Fixing Signing Authority Problems Before They Cost You

Discovering that an entity’s governing documents don’t provide proper signing authority can disrupt your deal, but there are ways to resolve the issue—if you catch it early.

  • Amend operating agreements for LLCs or provide resolutions that grant specific signing authority.
  • Corporations may require multiple resolutions: one from shareholders authorizing directors, and another from directors empowering officers.
  • Partnerships may need consents from limited partners, while trustees may need approvals from beneficiaries or trustors.

Timing is critical here—identifying and resolving signing authority issues well before closing is essential to prevent costly delays.

Title Insurance: The Safety Net with Holes

Many lenders mistakenly believe title insurance will fully protect them from signing authority issues. While title insurance can offer some protection, it’s not a cure-all.

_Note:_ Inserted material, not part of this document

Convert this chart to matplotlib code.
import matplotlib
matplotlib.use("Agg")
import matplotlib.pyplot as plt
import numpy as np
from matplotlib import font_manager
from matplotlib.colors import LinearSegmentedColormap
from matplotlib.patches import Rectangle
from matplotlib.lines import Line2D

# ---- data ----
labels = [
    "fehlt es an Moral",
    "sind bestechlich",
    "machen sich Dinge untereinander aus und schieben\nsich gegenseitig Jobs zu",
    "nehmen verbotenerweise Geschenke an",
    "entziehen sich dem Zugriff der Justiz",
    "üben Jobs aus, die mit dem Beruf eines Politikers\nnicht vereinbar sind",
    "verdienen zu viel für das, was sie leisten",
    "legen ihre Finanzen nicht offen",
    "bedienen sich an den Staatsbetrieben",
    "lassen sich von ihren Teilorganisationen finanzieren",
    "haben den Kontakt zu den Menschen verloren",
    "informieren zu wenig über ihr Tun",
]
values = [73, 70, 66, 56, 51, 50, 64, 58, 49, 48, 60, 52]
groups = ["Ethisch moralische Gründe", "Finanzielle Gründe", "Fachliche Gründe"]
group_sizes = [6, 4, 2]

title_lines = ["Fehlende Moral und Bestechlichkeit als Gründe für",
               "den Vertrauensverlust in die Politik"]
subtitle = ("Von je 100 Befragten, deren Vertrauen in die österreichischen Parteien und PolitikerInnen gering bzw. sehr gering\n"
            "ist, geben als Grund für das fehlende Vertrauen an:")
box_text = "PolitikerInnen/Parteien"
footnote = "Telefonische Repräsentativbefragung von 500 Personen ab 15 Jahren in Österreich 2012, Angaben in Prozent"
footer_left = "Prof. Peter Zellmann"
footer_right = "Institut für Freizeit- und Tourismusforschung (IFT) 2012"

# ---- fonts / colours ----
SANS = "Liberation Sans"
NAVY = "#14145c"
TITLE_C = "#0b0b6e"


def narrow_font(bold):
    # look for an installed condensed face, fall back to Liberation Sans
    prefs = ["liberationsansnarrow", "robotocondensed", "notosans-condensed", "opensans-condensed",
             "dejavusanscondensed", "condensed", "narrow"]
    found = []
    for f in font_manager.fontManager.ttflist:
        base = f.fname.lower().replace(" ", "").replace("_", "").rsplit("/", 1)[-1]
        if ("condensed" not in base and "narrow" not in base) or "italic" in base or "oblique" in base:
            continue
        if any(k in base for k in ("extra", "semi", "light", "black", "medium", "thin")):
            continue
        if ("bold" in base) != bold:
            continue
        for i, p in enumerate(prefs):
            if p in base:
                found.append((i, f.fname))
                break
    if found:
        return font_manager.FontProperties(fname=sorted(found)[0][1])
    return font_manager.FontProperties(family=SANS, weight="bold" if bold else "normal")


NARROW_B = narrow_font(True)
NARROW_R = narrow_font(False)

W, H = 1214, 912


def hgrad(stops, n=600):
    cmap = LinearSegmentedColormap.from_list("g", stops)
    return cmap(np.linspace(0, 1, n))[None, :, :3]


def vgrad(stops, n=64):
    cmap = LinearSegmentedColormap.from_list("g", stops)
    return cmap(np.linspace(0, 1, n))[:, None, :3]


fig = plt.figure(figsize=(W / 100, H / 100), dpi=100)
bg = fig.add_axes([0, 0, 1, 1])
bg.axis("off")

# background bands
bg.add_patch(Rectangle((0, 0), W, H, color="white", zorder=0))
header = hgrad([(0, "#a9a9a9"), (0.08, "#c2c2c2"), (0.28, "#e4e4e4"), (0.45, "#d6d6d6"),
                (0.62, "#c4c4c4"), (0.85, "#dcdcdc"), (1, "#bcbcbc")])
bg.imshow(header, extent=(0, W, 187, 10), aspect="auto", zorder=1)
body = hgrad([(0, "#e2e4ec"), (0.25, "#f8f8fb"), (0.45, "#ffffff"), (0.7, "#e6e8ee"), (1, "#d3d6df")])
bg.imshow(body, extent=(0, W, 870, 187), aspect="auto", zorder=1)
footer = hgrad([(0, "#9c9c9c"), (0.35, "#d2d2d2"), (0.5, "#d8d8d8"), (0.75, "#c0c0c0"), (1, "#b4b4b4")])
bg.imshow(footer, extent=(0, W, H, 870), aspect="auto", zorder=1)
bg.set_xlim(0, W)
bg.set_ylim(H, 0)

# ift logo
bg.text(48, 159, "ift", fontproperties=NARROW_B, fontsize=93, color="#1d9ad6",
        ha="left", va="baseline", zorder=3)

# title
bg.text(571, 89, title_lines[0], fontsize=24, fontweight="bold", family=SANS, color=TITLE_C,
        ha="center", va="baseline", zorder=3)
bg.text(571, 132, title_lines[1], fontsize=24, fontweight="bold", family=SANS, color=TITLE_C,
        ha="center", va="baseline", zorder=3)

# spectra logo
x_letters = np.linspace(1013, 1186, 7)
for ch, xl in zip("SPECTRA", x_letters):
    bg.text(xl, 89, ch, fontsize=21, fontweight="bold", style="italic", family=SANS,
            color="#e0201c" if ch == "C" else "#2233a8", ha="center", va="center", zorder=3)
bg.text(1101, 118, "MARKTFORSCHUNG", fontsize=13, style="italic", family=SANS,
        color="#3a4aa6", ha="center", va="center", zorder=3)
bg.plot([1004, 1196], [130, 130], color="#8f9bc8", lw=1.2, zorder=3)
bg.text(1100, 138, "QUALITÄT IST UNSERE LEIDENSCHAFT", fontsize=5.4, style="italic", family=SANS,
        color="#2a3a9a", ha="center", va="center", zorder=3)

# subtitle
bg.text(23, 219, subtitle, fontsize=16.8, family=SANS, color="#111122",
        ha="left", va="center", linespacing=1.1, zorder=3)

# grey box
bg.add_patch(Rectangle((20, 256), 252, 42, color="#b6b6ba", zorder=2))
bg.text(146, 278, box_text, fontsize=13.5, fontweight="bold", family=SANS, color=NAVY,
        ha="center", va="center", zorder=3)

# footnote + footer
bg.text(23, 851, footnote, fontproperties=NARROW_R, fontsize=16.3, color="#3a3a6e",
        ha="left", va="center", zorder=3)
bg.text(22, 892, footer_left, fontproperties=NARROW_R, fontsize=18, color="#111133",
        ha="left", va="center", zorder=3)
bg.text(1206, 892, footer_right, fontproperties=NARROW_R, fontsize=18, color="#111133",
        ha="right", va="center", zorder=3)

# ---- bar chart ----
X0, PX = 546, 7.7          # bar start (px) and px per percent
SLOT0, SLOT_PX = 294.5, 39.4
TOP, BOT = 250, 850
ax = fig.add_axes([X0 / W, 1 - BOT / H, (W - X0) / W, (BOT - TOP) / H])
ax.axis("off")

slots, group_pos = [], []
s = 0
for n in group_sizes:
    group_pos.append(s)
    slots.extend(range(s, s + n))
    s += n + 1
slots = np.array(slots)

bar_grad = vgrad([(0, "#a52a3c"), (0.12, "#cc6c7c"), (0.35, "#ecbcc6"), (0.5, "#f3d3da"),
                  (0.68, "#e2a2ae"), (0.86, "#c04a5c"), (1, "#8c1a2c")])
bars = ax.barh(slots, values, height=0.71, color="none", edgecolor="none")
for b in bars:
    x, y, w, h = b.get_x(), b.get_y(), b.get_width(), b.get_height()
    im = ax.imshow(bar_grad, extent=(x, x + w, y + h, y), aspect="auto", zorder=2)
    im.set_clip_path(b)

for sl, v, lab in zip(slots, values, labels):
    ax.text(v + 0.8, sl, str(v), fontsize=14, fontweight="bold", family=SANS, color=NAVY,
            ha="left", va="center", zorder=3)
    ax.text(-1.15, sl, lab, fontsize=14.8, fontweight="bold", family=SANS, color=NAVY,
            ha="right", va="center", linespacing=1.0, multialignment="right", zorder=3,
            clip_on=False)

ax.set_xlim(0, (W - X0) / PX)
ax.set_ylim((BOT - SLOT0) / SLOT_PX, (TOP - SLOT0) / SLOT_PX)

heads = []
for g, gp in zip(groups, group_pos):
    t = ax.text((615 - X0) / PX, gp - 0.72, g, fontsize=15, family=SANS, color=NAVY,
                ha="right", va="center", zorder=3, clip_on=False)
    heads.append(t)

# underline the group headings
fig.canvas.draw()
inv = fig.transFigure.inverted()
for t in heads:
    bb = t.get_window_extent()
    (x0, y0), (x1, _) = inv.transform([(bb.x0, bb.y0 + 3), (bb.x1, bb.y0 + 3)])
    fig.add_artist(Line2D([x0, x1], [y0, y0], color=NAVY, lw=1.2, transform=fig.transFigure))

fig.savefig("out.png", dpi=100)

  • Coverage Limits: Title insurance only covers losses up to the policy limit. If your loss exceeds the policy amount, or if interest accrues while waiting for a claim to resolve, you may be left with uncovered damages.
  • Policy Exclusions: Title insurance companies are incentivized to minimize payouts. If they discover that the lender knew about a signing authority issue or failed to report it, they could deny the claim. This is especially risky if signing authority problems were apparent but ignored.
  • Delays in Claim Resolution: Even with a valid claim, the process can be lengthy. Interest may continue to accrue while you wait for a resolution, further increasing your losses.

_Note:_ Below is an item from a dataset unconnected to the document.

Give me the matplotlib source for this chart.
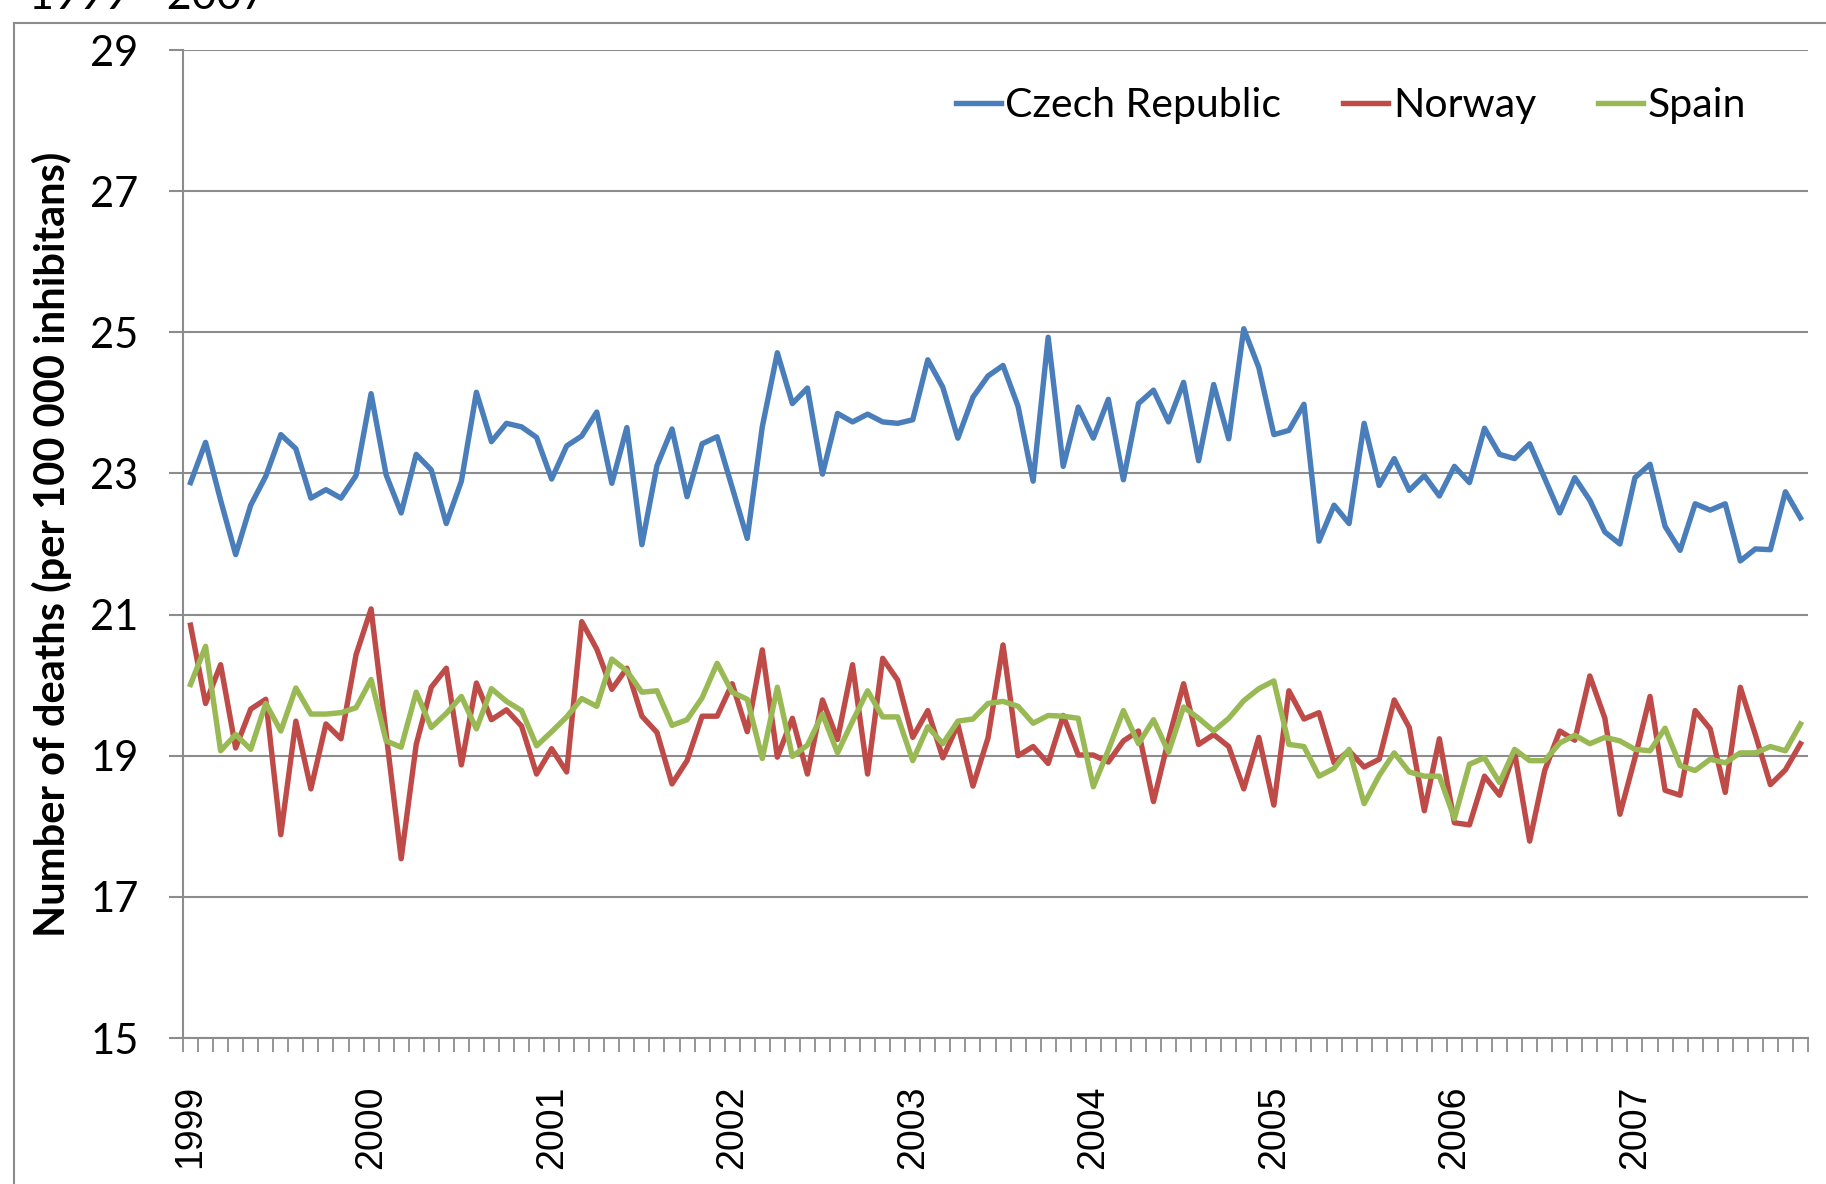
import numpy as np
import matplotlib
matplotlib.use("Agg")
import matplotlib.pyplot as plt
from matplotlib.lines import Line2D

years = [str(y) for y in range(1999, 2008)]

# monthly values, Jan 1999 .. Dec 2007
czech = [22.87, 23.44, 22.62, 21.85, 22.55, 22.96, 23.55, 23.35, 22.65, 22.77, 22.65, 22.97,
         24.13, 22.98, 22.44, 23.27, 23.05, 22.29, 22.89, 24.15, 23.45, 23.71, 23.66, 23.51,
         22.92, 23.39, 23.53, 23.87, 22.86, 23.65, 21.99, 23.11, 23.63, 22.67, 23.42, 23.52,
         22.80, 22.08, 23.66, 24.71, 23.99, 24.21, 22.99, 23.85, 23.73, 23.84, 23.73, 23.71,
         23.76, 24.61, 24.22, 23.50, 24.08, 24.38, 24.53, 23.95, 22.89, 24.93, 23.10, 23.94,
         23.50, 24.05, 22.91, 23.99, 24.18, 23.73, 24.29, 23.18, 24.26, 23.49, 25.05, 24.50,
         23.55, 23.61, 23.98, 22.04, 22.55, 22.29, 23.71, 22.83, 23.21, 22.76, 22.97, 22.68,
         23.10, 22.87, 23.64, 23.27, 23.21, 23.42, 22.93, 22.44, 22.94, 22.62, 22.17, 22.00,
         22.94, 23.13, 22.25, 21.91, 22.57, 22.48, 22.57, 21.76, 21.93, 21.92, 22.74, 22.37]

norway = [20.85, 19.74, 20.29, 19.11, 19.66, 19.80, 17.88, 19.49, 18.53, 19.45, 19.24, 20.43,
          21.08, 19.31, 17.54, 19.16, 19.97, 20.24, 18.87, 20.03, 19.51, 19.65, 19.42, 18.74,
          19.10, 18.77, 20.90, 20.51, 19.94, 20.24, 19.56, 19.33, 18.60, 18.93, 19.56, 19.56,
          20.02, 19.34, 20.50, 18.98, 19.53, 18.74, 19.79, 19.23, 20.29, 18.74, 20.38, 20.07,
          19.26, 19.64, 18.97, 19.44, 18.57, 19.25, 20.57, 19.00, 19.13, 18.89, 19.57, 19.01,
          19.01, 18.91, 19.21, 19.35, 18.35, 19.23, 20.02, 19.16, 19.30, 19.13, 18.53, 19.26,
          18.30, 19.92, 19.52, 19.61, 18.90, 19.07, 18.84, 18.95, 19.79, 19.40, 18.22, 19.24,
          18.05, 18.02, 18.71, 18.44, 19.05, 17.79, 18.79, 19.35, 19.22, 20.13, 19.53, 18.17,
          18.97, 19.84, 18.51, 18.44, 19.64, 19.38, 18.48, 19.97, 19.30, 18.59, 18.80, 19.17]

spain = [20.01, 20.55, 19.07, 19.30, 19.09, 19.74, 19.35, 19.96, 19.59, 19.59, 19.61, 19.68,
         20.08, 19.21, 19.12, 19.90, 19.40, 19.60, 19.84, 19.38, 19.95, 19.77, 19.64, 19.14,
         19.34, 19.55, 19.81, 19.70, 20.37, 20.20, 19.90, 19.92, 19.43, 19.51, 19.82, 20.31,
         19.90, 19.80, 18.96, 19.97, 18.99, 19.15, 19.59, 19.04, 19.49, 19.92, 19.55, 19.55,
         18.93, 19.41, 19.17, 19.49, 19.52, 19.74, 19.77, 19.70, 19.46, 19.57, 19.56, 19.53,
         18.56, 19.08, 19.64, 19.17, 19.51, 19.05, 19.69, 19.53, 19.35, 19.53, 19.78, 19.95,
         20.06, 19.16, 19.13, 18.71, 18.82, 19.09, 18.32, 18.72, 19.04, 18.77, 18.71, 18.71,
         18.11, 18.88, 18.97, 18.62, 19.09, 18.93, 18.93, 19.18, 19.29, 19.17, 19.26, 19.21,
         19.09, 19.07, 19.39, 18.86, 18.79, 18.95, 18.90, 19.04, 19.04, 19.13, 19.07, 19.45]

W, H = 1826, 1184
grey = "#8c8c8c"
x = np.arange(len(czech))

fig = plt.figure(figsize=(W / 100, H / 100), dpi=100)
ax = fig.add_axes([183 / W, 1 - 1038 / H, (1808 - 183) / W, (1038 - 50) / H])

ax.plot(x, czech, color="#4A7EBB", lw=3.9, label="Czech Republic")
ax.plot(x, norway, color="#BE4B48", lw=3.9, label="Norway")
ax.plot(x, spain, color="#98B954", lw=3.9, label="Spain")

ax.set_xlim(-0.5, len(x) - 0.5)
ax.set_ylim(15, 29)
ax.set_yticks(np.arange(15, 30, 2))
ax.yaxis.grid(True, color=grey, lw=1.5)
ax.set_axisbelow(True)

ax.set_xticks(np.arange(0, len(x), 12))
ax.set_xticklabels(years, rotation=90, fontsize=27, family="Liberation Sans")
ax.set_xticks(np.arange(-0.5, len(x), 1), minor=True)
ax.tick_params(axis="x", which="major", length=0, pad=34)
ax.tick_params(axis="x", which="minor", length=10, width=1.3, color=grey)
ax.tick_params(axis="y", length=10, width=1.5, color=grey, pad=22, labelsize=30)
for lab in ax.get_yticklabels():
    lab.set_family("Lato")

for s in ["top", "right"]:
    ax.spines[s].set_visible(False)
for s in ["left", "bottom"]:
    ax.spines[s].set_color(grey)
    ax.spines[s].set_linewidth(1.5)

ax.set_ylabel("Number of deaths (per 100 000 inhibitans)", fontsize=30,
              fontweight="bold", family="Lato")
ax.yaxis.set_label_coords((72 - 183) / (1808 - 183), 0.5)

ax.legend(loc="center right", bbox_to_anchor=(1746 / W, 1 - 106 / H),
          bbox_transform=fig.transFigure, ncol=3, frameon=False,
          prop={"family": "Lato", "size": 29.5}, handlelength=1.1,
          handletextpad=0.12, columnspacing=1.5, borderpad=0, borderaxespad=0)

# chart area border (cut off by the screenshot)
fig.add_artist(Line2D([14 / W, 14 / W], [0, 1 - 23 / H], color=grey, lw=1.5,
                      transform=fig.transFigure))
fig.add_artist(Line2D([14 / W, 1], [1 - 23 / H, 1 - 23 / H], color=grey, lw=1.5,
                      transform=fig.transFigure))
fig.text(29 / W, 1 - 9 / H, "1999 - 2007", fontsize=31, family="Lato", va="baseline")

fig.savefig("out.png", dpi=100)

While title insurance is a valuable tool, it’s not a substitute for due diligence. Lenders should not rely solely on their policy to cover signing authority issues.

The Legal Storm: Signing Authority Disputes

Even if a signing authority issue isn’t immediately apparent, it can surface after closing—and that’s where things can get messy. Disputes over signing authority often stem from deeper conflicts within the entity or trust, such as disputes between shareholders or beneficiaries.

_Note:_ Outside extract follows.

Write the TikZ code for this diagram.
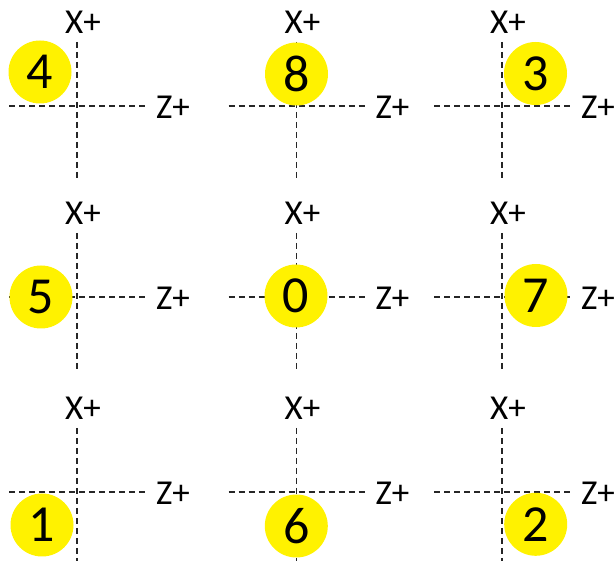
\documentclass[tikz,border=0pt]{standalone}
\usepackage{fontspec}
\setmainfont{Carlito}
\begin{document}
\begin{tikzpicture}[x=1pt,y=-1pt,
  axis/.style={draw=black!85,line width=1.7pt,dash pattern=on 6pt off 4pt},
  axlabel/.style={inner sep=0pt,font=\fontsize{35}{35}\selectfont},
  num/.style={circle,fill=yellow,minimum size=63pt,inner sep=0pt,font=\fontsize{52}{52}\selectfont}]
\useasboundingbox (0,0) rectangle (614,561);
\foreach \c/\cx in {a/77,b/296.5,c/502}{
  \foreach \r/\ry in {1/106,2/297,3/492}{
    \coordinate (h\c\r w) at (\cx-68,\ry);
    \coordinate (h\c\r e) at (\cx+71,\ry);
    \coordinate (v\c\r n) at (\cx,\ry-64);
    \coordinate (v\c\r s) at (\cx,\ry+74);
    \draw[axis] (h\c\r w) -- (h\c\r e);
    \draw[axis] (v\c\r n) -- (v\c\r s);
    \node[axlabel] (x\c\r) at (\cx+6,\ry-84) {X+};
    \node[axlabel] (z\c\r) at (\cx+96,\ry+1) {Z+};
  }
}
\node[num] (n4) at (40,72) {4};
\node[num] (n8) at (296.5,74) {8};
\node[num] (n3) at (535.5,73.5) {3};
\node[num] (n5) at (41,297) {5};
\node[num] (n0) at (296,296) {0};
\node[num] (n7) at (536,295.5) {7};
\node[num] (n1) at (42,525) {1};
\node[num] (n6) at (296.3,526) {6};
\node[num] (n2) at (535.7,524.3) {2};
\end{tikzpicture}
\end{document}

Once these issues arise, lenders can find themselves embroiled in protracted litigation, facing substantial legal fees and delays. Worse, you could lose your security interest altogether. Preventing these disputes from the outset requires careful attention to signing authority.

Action Steps for Lenders: A Proactive Approach

To avoid falling into the signing authority trap, every lender should adopt a proactive approach:

  1. Conduct thorough reviews of governing documents, such as operating agreements, corporate bylaws, and trust agreements. Don’t assume signing authority is straightforward—verify it.
  2. Consult legal counsel to review Powers of Attorney, corporate resolutions, and trustee authorizations to ensure they comply with applicable laws and cover the specific transaction.
  3. Work closely with title companies, but never rely on them entirely. Title insurance is an important backstop, but it’s not a replacement for verifying signing authority.

Conclusion: Control the Narrative

In private lending and real estate investing, overlooking signing authority is a risk you can’t afford to take. While title insurance may provide some protection, it’s not enough on its own. Proper due diligence is the only way to ensure every signature on your loan documents is valid and enforceable.

Take control of the narrative: Know who’s signing, ensure they have the legal authority to do so, and protect your investment from costly mistakes. With the right approach, private lenders, real estate investors, and Realtors can avoid the pitfalls of signing authority and safeguard their financial interests.

By embracing thorough due diligence and aligning with trusted legal advisors, you can navigate these complexities with confidence, ensuring your investment is secure from the very start.